Field Trials on Wheat Cultivation and Sustainable Agriculture

To further strengthen and develop our wheat cultivation concept and the entire cultivation system in our region, we have participated in trials and experiments over the last decades. In collaboration with the Swedish University of Agricultural Sciences (SLU) and together with suppliers, wheat variety specialists, and an independent advisory organization, the trials have varied in topics: from the development of an optimal fertilization strategy, to biodiversity and cover crops.

Mattias Hammarstedt is an independent agricultural advisor who has been involved in several of these trials.

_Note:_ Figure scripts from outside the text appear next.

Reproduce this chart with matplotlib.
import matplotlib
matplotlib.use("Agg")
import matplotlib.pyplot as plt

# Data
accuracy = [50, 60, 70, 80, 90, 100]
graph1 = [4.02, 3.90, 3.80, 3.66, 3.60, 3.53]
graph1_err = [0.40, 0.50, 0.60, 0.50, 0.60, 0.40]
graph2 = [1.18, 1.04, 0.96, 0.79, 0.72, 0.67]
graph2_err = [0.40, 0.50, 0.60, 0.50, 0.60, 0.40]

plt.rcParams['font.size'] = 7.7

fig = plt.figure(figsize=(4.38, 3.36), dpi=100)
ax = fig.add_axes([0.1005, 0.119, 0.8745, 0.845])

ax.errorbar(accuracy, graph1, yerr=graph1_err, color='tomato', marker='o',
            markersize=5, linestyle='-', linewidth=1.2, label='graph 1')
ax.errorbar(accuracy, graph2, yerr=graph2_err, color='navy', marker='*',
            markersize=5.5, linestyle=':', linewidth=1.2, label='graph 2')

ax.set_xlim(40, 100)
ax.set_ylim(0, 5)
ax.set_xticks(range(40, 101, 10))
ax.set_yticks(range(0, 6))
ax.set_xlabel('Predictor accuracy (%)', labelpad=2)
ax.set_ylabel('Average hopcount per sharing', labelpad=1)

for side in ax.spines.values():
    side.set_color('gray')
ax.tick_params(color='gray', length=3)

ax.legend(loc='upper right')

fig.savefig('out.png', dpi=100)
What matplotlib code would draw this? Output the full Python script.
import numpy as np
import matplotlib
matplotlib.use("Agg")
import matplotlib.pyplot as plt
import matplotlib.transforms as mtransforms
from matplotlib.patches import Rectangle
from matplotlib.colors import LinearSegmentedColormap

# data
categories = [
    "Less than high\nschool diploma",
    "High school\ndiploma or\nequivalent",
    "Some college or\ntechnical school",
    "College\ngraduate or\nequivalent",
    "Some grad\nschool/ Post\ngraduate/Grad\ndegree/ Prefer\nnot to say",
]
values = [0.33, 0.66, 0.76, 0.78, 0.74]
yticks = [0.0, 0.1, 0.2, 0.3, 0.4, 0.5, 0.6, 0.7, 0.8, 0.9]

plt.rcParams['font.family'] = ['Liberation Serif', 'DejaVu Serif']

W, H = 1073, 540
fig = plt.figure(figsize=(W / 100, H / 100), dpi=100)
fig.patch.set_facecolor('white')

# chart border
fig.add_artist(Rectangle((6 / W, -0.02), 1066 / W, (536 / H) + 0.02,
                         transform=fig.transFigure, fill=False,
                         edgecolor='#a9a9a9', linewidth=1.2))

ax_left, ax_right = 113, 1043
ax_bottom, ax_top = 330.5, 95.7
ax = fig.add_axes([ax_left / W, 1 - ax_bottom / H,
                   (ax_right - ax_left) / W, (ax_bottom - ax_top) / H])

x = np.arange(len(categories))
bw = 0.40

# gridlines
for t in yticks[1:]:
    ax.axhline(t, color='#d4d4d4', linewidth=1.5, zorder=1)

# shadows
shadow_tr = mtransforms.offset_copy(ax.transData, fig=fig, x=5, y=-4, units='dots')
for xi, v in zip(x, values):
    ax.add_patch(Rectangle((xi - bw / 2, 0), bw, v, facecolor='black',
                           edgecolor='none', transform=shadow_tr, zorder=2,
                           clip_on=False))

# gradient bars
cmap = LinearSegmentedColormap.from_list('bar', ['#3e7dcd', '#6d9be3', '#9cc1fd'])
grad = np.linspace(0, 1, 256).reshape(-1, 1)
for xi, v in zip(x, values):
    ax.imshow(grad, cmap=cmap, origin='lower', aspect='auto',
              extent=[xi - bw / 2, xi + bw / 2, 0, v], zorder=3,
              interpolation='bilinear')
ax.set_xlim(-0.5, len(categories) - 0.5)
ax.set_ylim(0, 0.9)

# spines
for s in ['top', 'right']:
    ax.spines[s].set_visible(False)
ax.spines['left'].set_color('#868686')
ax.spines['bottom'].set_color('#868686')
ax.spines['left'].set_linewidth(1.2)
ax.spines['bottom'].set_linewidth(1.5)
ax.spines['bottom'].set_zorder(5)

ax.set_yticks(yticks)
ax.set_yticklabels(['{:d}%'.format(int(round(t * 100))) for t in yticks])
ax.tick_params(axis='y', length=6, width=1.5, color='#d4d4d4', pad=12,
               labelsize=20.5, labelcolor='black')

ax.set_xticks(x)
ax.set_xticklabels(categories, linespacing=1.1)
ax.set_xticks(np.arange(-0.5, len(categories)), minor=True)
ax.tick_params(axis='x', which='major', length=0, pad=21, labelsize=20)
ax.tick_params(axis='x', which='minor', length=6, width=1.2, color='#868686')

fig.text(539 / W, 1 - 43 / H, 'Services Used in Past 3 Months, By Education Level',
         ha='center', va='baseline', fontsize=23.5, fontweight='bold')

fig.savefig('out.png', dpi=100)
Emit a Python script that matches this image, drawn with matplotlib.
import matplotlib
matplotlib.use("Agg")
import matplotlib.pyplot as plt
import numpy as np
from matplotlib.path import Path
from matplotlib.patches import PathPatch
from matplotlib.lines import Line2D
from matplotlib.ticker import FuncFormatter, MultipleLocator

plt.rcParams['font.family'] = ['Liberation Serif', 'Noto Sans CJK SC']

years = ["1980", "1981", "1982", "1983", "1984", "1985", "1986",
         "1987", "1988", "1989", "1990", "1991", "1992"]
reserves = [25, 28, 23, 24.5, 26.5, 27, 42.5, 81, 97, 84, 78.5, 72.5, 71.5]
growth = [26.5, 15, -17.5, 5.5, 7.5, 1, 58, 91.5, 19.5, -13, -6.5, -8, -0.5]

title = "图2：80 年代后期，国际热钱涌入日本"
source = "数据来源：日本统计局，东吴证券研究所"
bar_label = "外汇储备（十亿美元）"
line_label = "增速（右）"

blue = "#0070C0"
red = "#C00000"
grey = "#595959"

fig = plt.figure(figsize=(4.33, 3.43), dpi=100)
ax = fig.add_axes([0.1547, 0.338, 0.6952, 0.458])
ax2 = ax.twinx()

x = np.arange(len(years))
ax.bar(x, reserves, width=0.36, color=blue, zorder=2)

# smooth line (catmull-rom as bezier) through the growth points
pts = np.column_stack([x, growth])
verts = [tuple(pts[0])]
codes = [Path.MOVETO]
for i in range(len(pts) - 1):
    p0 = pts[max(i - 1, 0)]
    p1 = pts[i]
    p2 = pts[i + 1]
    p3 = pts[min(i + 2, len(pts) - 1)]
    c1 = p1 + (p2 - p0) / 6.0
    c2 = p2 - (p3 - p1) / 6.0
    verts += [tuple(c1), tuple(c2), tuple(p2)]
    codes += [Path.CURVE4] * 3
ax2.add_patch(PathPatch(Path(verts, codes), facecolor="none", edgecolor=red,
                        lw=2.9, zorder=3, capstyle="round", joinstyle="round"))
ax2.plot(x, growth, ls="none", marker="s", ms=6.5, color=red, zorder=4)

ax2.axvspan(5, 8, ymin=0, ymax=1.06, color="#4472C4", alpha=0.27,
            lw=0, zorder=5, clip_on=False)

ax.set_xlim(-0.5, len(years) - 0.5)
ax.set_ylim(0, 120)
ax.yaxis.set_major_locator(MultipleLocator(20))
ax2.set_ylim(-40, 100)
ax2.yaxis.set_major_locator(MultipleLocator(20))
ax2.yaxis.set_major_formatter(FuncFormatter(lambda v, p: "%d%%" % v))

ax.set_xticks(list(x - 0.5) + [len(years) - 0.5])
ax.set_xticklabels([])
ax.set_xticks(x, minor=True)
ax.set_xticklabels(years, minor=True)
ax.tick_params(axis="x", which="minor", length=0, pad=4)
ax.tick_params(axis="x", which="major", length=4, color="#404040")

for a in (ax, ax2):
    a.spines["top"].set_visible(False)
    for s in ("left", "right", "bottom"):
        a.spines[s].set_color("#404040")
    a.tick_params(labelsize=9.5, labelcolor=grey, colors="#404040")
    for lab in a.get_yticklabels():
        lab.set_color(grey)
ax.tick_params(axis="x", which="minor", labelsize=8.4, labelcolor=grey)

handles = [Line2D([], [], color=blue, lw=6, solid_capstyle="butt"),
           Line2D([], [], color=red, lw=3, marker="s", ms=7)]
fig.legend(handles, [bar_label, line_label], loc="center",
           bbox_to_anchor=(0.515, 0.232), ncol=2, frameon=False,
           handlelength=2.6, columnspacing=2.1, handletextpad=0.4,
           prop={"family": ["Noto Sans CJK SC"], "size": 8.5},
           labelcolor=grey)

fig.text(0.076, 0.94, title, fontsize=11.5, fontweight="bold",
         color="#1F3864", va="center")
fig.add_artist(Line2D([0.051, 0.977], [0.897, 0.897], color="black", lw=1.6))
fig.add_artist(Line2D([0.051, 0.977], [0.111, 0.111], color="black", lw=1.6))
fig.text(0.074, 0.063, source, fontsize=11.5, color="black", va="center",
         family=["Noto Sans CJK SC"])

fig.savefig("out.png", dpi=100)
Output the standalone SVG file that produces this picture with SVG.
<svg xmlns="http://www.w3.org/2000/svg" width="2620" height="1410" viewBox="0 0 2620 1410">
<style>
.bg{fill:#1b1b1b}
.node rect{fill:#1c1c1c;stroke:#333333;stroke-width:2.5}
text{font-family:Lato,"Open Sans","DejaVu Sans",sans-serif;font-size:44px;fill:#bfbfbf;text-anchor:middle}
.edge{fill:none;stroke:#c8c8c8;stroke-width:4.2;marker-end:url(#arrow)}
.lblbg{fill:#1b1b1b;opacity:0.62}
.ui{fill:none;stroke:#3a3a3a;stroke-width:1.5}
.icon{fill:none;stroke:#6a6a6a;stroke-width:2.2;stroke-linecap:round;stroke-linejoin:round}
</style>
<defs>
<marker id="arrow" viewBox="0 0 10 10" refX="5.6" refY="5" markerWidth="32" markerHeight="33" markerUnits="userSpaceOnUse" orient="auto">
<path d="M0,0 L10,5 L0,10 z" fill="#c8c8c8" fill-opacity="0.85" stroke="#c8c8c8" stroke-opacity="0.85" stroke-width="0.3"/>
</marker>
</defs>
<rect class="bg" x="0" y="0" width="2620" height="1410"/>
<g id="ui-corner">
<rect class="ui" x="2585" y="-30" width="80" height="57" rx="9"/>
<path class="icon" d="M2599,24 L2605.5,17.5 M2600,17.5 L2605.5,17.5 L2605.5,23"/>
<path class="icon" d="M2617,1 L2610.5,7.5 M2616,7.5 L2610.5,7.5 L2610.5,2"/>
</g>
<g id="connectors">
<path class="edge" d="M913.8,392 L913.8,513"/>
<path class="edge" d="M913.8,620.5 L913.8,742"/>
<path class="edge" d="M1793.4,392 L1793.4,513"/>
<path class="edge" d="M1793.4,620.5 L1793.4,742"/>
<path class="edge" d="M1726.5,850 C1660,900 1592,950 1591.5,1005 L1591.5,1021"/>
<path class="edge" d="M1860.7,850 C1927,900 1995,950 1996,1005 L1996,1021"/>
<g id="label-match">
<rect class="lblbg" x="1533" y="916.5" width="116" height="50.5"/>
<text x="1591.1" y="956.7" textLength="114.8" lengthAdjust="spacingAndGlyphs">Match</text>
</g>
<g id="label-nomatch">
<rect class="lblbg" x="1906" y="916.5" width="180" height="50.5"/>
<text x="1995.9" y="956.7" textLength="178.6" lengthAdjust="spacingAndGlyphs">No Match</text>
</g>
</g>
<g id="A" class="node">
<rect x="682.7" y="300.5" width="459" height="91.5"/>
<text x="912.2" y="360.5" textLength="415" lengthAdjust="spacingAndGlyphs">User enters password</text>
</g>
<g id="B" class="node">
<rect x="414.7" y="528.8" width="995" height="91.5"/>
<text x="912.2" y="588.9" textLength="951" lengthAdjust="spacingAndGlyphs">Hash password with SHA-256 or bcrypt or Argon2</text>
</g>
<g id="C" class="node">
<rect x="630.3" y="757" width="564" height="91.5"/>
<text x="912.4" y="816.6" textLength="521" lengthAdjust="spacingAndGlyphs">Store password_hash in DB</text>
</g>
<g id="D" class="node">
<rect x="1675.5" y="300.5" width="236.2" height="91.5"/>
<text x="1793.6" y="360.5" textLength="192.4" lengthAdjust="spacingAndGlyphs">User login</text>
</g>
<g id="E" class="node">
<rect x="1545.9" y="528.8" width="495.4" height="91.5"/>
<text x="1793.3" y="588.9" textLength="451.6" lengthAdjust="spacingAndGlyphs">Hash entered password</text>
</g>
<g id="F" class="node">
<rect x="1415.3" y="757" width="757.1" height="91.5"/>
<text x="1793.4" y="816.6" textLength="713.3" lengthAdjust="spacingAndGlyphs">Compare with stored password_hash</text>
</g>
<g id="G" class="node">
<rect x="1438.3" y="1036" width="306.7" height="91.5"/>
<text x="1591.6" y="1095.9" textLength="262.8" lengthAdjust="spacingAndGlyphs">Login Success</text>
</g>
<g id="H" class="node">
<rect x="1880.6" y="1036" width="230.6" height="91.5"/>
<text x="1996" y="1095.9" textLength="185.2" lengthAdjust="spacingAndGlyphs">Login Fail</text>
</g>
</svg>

What is the aim of the field trials?

“I have been involved in a project to examine how wheat production for vodka can be made more efficient, specifically looking at reducing the use of pesticides and herbicides. Before Absolut Vodka started this work, Swedish wheat was primarily grown for baking which requires high protein wheat, whereas Absolut Vodka require wheat with high starch levels that react with the yeast during the alcohol production.”

“The research found that using less nitrogen creates starchier wheat and also makes the crop more sustainable. Two trials undertaken ten years ago has turned into seven trials each year in Sweden, and the findings are regularly presented at national conferences with great interest among the research community.”

What’s your relationship with Absolut Vodka like?

“I’ve been working with Absolut Vodka for almost 18 years as an independent advisor. The work varies between developing research concepts, undertaking analysis of results and creating guidelines for the wheat farmers that supply Absolut Vodka. It’s really a partnership – we’re constantly learning from each other.”

Are the findings from the trials shared externally as well?

“Absolut Vodka are always seeking to progress their sustainability goals and share their knowledge widely. Many of the Swedish innovations around wheat, stem from the work Absolut Vodka have done and have since been scaled up to a national reach, demonstrating their commitment to knowledge sharing.”